## begin EXTRACTED DATA

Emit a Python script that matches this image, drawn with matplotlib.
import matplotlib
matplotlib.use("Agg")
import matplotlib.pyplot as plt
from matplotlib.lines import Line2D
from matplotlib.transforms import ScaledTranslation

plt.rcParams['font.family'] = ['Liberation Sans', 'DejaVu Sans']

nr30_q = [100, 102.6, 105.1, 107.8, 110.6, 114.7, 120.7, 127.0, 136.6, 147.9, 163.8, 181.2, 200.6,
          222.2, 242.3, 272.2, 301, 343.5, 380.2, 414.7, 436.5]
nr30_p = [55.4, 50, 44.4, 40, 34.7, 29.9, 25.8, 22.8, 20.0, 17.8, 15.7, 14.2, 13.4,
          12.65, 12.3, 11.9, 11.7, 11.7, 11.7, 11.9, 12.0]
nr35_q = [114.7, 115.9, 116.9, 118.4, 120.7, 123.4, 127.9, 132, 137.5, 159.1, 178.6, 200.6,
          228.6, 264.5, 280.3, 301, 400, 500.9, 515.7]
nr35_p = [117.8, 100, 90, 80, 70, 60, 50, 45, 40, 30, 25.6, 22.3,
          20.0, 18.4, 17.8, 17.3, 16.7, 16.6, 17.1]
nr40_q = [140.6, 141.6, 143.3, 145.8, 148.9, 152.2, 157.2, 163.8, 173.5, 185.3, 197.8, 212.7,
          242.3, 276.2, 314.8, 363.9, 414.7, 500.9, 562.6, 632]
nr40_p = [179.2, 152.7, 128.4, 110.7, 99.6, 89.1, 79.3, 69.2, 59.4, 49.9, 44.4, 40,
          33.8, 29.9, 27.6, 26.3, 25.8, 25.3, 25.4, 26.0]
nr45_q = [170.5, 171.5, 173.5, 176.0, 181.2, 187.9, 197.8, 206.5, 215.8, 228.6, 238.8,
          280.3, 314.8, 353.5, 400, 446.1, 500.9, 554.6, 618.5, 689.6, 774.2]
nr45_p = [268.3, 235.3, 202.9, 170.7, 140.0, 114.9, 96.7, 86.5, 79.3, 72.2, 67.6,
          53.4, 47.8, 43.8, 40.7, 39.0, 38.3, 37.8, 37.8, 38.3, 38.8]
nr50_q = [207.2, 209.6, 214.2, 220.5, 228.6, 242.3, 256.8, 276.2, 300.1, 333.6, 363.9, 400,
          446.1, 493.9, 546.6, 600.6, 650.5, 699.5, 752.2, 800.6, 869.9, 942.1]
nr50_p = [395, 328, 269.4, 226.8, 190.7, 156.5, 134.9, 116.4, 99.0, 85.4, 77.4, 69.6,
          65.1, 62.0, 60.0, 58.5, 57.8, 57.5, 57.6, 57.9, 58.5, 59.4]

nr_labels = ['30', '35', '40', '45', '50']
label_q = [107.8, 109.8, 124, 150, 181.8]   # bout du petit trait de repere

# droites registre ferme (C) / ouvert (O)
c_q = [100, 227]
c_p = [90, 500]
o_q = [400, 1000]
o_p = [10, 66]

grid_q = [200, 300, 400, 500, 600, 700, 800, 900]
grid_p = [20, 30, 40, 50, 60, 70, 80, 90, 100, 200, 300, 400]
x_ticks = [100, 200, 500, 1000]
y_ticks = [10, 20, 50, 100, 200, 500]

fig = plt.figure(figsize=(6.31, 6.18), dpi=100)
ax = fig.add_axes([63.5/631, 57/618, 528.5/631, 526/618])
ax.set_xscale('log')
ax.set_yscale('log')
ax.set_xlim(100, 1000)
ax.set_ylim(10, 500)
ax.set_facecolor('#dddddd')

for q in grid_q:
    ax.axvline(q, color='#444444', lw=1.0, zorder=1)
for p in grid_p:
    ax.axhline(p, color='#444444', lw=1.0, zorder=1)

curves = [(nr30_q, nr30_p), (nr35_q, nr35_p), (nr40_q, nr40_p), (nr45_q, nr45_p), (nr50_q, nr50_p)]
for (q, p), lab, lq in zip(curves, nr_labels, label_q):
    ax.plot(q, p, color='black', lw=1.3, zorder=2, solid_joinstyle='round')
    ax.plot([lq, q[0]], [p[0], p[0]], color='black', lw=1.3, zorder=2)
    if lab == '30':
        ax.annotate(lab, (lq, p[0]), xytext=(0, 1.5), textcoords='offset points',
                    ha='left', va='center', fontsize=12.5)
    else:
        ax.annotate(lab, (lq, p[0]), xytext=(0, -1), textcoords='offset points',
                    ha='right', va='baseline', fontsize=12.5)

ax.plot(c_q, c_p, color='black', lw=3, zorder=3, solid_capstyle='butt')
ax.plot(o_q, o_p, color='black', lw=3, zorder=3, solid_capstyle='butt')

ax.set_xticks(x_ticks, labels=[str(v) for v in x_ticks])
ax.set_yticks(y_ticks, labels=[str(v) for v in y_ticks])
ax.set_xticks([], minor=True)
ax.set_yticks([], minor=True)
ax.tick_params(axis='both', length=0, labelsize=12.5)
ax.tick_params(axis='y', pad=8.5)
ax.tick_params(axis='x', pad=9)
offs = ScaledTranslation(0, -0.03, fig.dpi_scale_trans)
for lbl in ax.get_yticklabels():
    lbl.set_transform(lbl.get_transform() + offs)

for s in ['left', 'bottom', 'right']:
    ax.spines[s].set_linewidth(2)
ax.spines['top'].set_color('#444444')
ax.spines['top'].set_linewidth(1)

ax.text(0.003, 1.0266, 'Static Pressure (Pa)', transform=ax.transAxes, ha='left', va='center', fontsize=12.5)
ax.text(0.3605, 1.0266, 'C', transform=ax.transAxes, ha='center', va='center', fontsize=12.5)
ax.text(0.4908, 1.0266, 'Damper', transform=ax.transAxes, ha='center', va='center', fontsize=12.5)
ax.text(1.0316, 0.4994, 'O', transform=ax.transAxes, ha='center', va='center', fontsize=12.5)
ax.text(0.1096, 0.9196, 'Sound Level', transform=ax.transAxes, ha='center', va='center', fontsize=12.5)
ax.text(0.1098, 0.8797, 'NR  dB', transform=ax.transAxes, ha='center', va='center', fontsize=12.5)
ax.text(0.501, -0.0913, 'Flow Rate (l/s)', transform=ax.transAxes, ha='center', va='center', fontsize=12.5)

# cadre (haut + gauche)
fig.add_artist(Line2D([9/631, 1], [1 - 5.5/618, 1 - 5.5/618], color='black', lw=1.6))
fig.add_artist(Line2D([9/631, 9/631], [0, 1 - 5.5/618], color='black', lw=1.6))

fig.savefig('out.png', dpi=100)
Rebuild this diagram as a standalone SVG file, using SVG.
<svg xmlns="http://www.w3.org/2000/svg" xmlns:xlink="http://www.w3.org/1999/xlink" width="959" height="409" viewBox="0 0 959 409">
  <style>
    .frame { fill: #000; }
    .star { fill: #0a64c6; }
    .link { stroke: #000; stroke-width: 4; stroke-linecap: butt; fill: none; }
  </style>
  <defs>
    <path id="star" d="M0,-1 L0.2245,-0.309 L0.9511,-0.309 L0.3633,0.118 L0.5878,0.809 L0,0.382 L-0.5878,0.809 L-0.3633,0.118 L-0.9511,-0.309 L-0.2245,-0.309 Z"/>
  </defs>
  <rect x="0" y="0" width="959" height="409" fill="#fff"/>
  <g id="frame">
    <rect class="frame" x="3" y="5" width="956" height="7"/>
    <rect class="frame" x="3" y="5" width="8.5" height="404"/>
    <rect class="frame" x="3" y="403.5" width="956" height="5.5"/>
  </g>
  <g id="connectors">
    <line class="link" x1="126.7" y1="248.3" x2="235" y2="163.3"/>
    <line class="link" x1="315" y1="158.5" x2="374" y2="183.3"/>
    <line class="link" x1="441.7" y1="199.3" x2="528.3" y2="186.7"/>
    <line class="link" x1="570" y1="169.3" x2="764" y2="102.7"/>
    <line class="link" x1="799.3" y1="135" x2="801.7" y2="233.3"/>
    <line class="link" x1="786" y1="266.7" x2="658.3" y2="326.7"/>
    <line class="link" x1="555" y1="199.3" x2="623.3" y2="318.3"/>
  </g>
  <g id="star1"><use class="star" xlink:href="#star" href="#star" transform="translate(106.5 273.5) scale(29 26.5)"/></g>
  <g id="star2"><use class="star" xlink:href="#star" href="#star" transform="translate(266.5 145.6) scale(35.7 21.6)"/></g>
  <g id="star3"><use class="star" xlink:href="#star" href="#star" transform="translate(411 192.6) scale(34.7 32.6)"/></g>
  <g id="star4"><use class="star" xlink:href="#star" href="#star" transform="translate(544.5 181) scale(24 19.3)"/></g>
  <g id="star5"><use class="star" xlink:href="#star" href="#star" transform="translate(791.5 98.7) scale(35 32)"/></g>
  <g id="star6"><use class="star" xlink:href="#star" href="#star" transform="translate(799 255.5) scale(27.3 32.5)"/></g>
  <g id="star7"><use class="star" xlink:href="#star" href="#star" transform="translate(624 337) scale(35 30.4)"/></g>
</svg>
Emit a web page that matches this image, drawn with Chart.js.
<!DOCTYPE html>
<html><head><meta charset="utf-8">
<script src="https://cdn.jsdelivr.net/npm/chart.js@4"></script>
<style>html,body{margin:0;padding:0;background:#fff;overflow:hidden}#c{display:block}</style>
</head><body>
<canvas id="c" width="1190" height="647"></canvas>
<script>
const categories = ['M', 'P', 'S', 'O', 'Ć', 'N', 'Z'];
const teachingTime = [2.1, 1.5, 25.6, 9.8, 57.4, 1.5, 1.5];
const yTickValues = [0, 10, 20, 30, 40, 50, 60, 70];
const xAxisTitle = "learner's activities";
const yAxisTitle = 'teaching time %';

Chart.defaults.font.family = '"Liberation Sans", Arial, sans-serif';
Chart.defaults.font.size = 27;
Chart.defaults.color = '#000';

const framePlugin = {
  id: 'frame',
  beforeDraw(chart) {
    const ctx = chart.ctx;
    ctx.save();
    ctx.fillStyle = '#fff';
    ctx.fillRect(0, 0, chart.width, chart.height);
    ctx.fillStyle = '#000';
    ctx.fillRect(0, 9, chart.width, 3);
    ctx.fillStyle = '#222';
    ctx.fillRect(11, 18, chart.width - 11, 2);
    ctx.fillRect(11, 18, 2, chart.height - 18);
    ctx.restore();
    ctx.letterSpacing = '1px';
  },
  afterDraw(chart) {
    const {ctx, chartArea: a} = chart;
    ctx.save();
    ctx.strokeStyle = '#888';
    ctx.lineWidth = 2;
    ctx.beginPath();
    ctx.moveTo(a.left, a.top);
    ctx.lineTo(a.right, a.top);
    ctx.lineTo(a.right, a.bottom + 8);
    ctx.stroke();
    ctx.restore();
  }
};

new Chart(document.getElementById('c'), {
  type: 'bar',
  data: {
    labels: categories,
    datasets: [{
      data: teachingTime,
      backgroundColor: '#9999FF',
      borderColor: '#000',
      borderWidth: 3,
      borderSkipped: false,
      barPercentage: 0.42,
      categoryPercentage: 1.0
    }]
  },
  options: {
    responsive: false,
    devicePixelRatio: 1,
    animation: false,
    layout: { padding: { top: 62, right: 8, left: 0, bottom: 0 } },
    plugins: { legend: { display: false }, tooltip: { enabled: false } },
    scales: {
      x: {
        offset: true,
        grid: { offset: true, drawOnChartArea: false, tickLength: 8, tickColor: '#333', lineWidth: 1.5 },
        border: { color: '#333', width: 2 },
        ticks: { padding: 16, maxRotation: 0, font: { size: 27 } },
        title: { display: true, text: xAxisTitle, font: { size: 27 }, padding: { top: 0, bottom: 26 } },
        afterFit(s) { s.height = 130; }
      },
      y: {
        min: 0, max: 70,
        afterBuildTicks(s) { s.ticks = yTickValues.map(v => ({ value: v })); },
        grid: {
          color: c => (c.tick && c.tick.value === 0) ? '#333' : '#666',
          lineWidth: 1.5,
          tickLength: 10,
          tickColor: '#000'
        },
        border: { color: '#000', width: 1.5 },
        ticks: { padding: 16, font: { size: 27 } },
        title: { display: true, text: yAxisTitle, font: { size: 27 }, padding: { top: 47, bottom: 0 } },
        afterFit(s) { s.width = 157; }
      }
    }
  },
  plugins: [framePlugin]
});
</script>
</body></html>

## end EXTRACTED DATA

→ STATED EXERCISE:
Show all lines from the records above where the word "with" occurs.

→ SOLUTION:
Emit a Python script that matches this image, drawn with matplotlib.
Emit a web page that matches this image, drawn with Chart.js.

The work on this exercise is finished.